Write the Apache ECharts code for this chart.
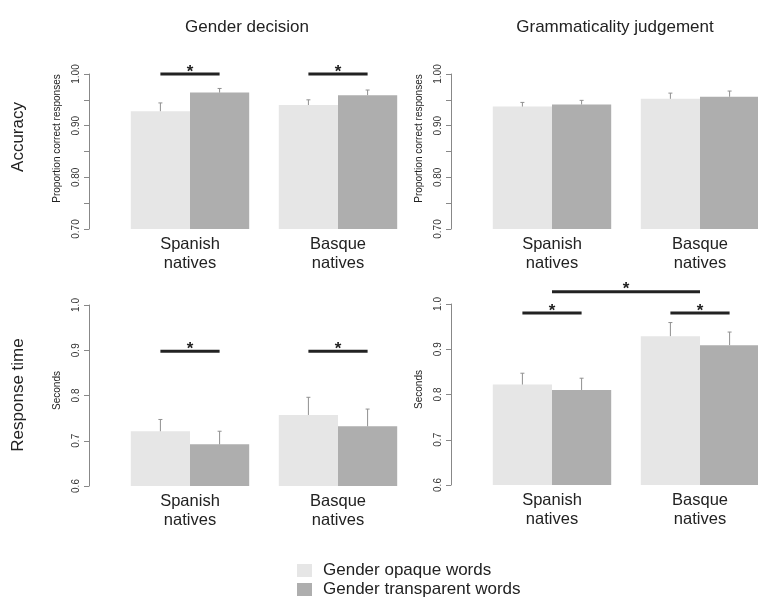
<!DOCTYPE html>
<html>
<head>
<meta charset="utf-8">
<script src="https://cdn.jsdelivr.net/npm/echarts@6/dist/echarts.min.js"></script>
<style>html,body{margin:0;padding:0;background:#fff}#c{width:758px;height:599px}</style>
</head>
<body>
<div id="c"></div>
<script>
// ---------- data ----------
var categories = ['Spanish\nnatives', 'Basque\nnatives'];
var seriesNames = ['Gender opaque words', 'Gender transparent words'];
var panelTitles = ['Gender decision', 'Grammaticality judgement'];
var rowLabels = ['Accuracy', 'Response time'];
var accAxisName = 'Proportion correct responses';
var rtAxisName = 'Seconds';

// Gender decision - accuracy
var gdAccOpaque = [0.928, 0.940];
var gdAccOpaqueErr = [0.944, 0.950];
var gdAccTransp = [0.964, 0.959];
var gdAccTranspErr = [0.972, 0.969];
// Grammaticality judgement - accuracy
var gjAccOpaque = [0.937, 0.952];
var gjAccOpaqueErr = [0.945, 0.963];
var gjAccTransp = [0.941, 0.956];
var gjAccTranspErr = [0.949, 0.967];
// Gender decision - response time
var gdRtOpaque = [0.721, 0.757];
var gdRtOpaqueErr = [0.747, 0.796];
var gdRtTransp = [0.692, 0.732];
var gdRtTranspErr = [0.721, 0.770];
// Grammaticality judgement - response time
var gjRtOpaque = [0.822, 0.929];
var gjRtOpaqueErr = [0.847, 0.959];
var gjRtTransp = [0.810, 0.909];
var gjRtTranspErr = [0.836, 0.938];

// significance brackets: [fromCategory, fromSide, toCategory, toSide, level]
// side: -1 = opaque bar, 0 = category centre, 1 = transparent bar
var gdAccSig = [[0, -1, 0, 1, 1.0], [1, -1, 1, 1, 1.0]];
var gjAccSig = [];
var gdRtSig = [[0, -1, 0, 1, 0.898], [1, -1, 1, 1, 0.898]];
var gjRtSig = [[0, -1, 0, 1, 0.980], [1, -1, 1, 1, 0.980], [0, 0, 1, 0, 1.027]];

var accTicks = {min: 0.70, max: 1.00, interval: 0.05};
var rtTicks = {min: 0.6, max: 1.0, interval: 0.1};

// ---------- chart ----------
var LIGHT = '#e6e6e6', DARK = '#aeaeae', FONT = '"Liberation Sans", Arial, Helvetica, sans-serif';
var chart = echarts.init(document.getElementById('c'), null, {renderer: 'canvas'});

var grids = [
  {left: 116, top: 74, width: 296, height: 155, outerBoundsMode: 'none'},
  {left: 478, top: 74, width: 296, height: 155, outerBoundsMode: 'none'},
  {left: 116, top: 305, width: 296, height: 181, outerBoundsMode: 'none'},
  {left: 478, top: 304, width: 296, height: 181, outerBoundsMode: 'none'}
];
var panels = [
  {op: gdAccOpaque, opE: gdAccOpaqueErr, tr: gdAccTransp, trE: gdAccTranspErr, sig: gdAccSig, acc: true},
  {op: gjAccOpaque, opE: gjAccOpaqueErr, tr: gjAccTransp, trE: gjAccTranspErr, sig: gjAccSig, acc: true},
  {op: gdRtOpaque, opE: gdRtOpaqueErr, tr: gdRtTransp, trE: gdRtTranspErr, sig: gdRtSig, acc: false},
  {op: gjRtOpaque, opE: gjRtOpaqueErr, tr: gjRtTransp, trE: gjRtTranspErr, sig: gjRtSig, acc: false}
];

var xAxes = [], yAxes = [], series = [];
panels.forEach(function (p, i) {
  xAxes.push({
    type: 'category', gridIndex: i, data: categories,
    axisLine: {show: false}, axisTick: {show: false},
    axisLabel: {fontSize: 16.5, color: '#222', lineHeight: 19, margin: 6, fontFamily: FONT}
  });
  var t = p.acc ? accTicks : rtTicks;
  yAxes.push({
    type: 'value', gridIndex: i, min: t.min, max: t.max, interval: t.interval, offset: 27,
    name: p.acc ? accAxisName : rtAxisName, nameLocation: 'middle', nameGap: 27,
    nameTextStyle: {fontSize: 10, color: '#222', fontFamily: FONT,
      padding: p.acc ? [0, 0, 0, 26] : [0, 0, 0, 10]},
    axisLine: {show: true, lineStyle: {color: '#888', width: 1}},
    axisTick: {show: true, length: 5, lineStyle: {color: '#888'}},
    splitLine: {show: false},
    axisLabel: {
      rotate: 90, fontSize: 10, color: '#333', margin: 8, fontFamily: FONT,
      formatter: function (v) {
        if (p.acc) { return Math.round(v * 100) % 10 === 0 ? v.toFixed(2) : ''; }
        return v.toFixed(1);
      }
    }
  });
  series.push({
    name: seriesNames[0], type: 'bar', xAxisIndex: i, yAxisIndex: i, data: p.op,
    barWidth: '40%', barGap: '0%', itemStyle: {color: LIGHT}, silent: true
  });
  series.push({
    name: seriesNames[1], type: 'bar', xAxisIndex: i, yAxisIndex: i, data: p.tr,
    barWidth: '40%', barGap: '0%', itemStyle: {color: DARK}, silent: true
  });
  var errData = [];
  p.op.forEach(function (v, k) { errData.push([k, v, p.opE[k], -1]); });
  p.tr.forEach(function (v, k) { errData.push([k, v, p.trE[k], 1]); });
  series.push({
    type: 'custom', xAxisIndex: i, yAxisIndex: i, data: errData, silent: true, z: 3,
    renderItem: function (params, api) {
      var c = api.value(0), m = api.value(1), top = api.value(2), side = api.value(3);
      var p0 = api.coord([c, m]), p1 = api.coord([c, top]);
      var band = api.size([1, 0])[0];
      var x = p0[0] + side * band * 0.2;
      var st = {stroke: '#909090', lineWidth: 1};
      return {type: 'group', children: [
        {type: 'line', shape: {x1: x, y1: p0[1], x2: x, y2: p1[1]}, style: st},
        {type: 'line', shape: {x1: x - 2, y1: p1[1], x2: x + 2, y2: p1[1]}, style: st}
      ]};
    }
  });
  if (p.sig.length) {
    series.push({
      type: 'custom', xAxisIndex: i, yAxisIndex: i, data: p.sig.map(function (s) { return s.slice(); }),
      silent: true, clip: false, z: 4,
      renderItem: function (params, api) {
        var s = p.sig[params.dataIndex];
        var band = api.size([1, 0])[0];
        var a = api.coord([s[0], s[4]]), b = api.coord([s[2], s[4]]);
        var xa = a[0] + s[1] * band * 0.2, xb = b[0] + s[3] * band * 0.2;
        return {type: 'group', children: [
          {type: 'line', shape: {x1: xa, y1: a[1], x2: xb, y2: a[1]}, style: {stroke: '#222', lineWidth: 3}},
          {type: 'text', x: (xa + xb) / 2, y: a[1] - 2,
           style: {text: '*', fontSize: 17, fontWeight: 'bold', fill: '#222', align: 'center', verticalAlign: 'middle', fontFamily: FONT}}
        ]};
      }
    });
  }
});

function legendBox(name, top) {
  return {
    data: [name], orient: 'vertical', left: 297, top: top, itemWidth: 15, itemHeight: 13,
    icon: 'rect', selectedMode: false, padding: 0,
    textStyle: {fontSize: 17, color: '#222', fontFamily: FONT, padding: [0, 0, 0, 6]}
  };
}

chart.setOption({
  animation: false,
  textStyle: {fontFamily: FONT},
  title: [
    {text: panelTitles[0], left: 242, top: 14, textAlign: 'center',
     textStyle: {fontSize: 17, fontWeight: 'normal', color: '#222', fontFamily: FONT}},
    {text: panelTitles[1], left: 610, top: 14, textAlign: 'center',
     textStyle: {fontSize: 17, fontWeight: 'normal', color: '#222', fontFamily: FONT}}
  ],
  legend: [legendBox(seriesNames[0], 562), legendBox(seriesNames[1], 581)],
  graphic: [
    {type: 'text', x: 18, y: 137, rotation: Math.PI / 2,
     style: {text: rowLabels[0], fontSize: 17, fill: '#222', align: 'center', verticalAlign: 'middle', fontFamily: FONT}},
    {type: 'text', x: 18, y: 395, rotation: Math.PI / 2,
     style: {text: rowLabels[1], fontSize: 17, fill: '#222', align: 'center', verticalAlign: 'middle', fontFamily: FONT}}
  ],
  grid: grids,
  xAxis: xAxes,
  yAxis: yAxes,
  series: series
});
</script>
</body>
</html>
_ _ _ _ _ _ _
:: INSTRUCTIONS FOR THE TASK ::
Your task is to return the lines above, from the first one up to and including the line containing "var rtAxisName = 'Seconds';", minus any pictures.

:: EXERCISE OUTPUT ::
Write the Apache ECharts code for this chart.
<!DOCTYPE html>
<html>
<head>
<meta charset="utf-8">
<script src="https://cdn.jsdelivr.net/npm/echarts@6/dist/echarts.min.js"></script>
<style>html,body{margin:0;padding:0;background:#fff}#c{width:758px;height:599px}</style>
</head>
<body>
<div id="c"></div>
<script>
// ---------- data ----------
var categories = ['Spanish\nnatives', 'Basque\nnatives'];
var seriesNames = ['Gender opaque words', 'Gender transparent words'];
var panelTitles = ['Gender decision', 'Grammaticality judgement'];
var rowLabels = ['Accuracy', 'Response time'];
var accAxisName = 'Proportion correct responses';
var rtAxisName = 'Seconds';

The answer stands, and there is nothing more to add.